The decisions you make in the first ten minutes of a DWI traffic stop in Dallas can define the next two years of your life. People who have had a few drinks make choices under stress and anxiety that they would never make with a clear head — and those choices become the evidence the State uses against them.
I spent years as a Dallas County prosecutor watching how these cases were built. Here is what I tell every client about what to do — and what absolutely not to do — when those lights come on behind you.
The moment you see lights, signal and pull off to the right side of the road as safely and promptly as possible. Do not speed up, do not drive erratically looking for a safe spot, do not ignore the lights. How you respond to the traffic stop is the officer’s first observation — it goes into the report, and it goes into their body camera footage that the jury will see.
Once stopped, turn off the engine, turn on your interior lights, and retrieve your license and insurance before the officer reaches your window. Fumbling through your glove box while the officer is already at your window looks like impairment. Having everything ready when they arrive looks controlled and organized.
The officer will ask whether you have had anything to drink tonight. This is not a casual conversation — it is a question designed to elicit an admission that will appear verbatim in the police report. You are not required to answer it.
You can respond: I would prefer not to answer questions without my attorney present. This is not incriminating. It is a constitutional right. It will likely not prevent an arrest if the officer intends to make one, but it prevents you from handing them a gift-wrapped admission.
What not to say: I only had two beers. Almost every DWI defendant says some version of this. Prosecutors call it the magic two beers statement because it appears in virtually every DWI arrest report. It is an admission that you drank, that you drove, and that you knew enough to minimize.
Field sobriety tests — the walk-and-turn, one-leg stand, and horizontal gaze nystagmus — are completely voluntary in Texas. You are not legally required to perform them, and refusing carries no automatic license penalty.
These tests are designed to fail people. They are administered on the side of a highway, often at night, on uneven pavement, with traffic rushing by, under the stress of a police encounter, and judged subjectively by the arresting officer who has already decided you may be impaired. Even sober people fail them.
Refuse politely but clearly: I decline to perform field sobriety tests.

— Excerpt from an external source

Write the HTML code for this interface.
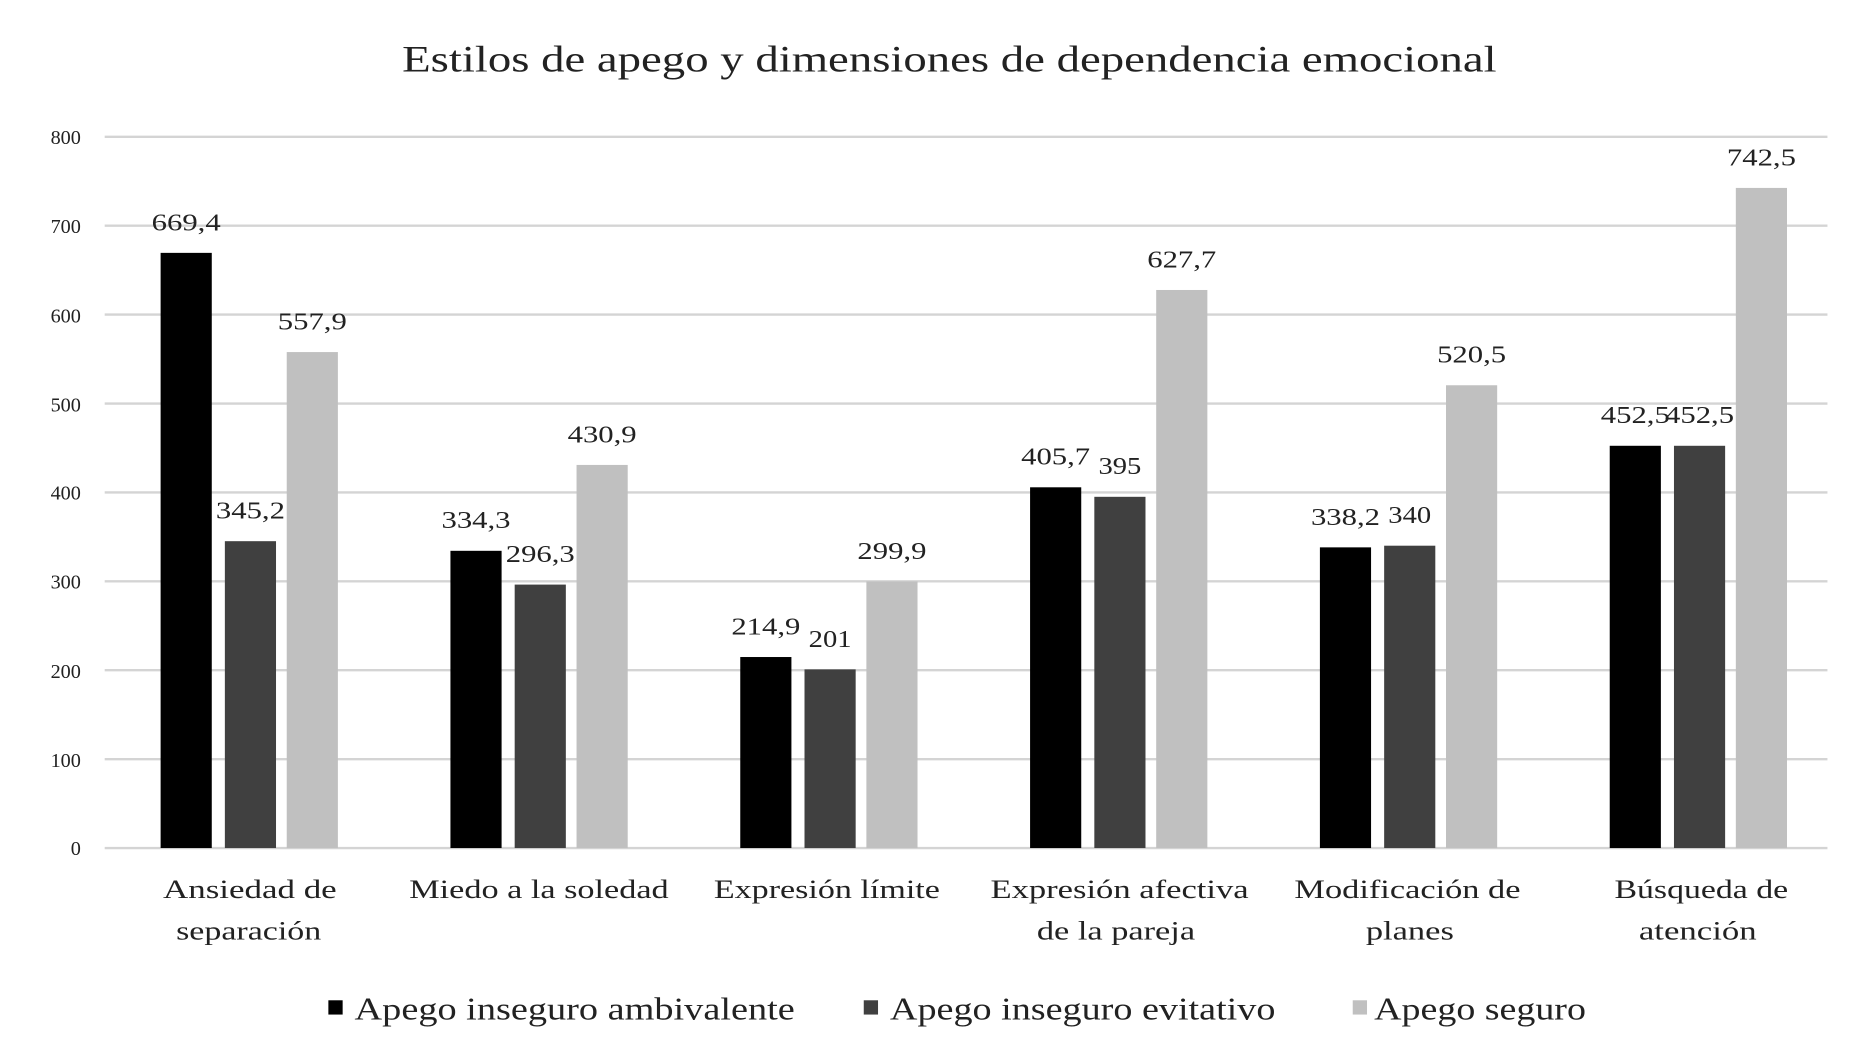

The breath test (Intoxilyzer 9000 in Texas) is different from field sobriety tests. Refusing a breath test triggers an automatic Administrative License Revocation — a 180-day suspension for first-time refusals — and the refusal itself can be used as evidence against you at trial.
However, a breath test result is also evidence — potentially the most damaging piece of evidence in the case. If the officer obtains a warrant for a blood draw (increasingly common in Dallas County for suspected high-BAC cases), refusal no longer prevents a sample from being taken.
Being respectful costs you nothing and could affect how the report is written. You should step out of the vehicle if asked (legally required once stopped), provide license, insurance, and registration, and follow physical instructions. You do not have to answer their questions.
Once you are in custody, you have the right to an attorney. Use it. The 15-day ALR window begins the night of your arrest — every hour you wait to call a lawyer is time you may not recover.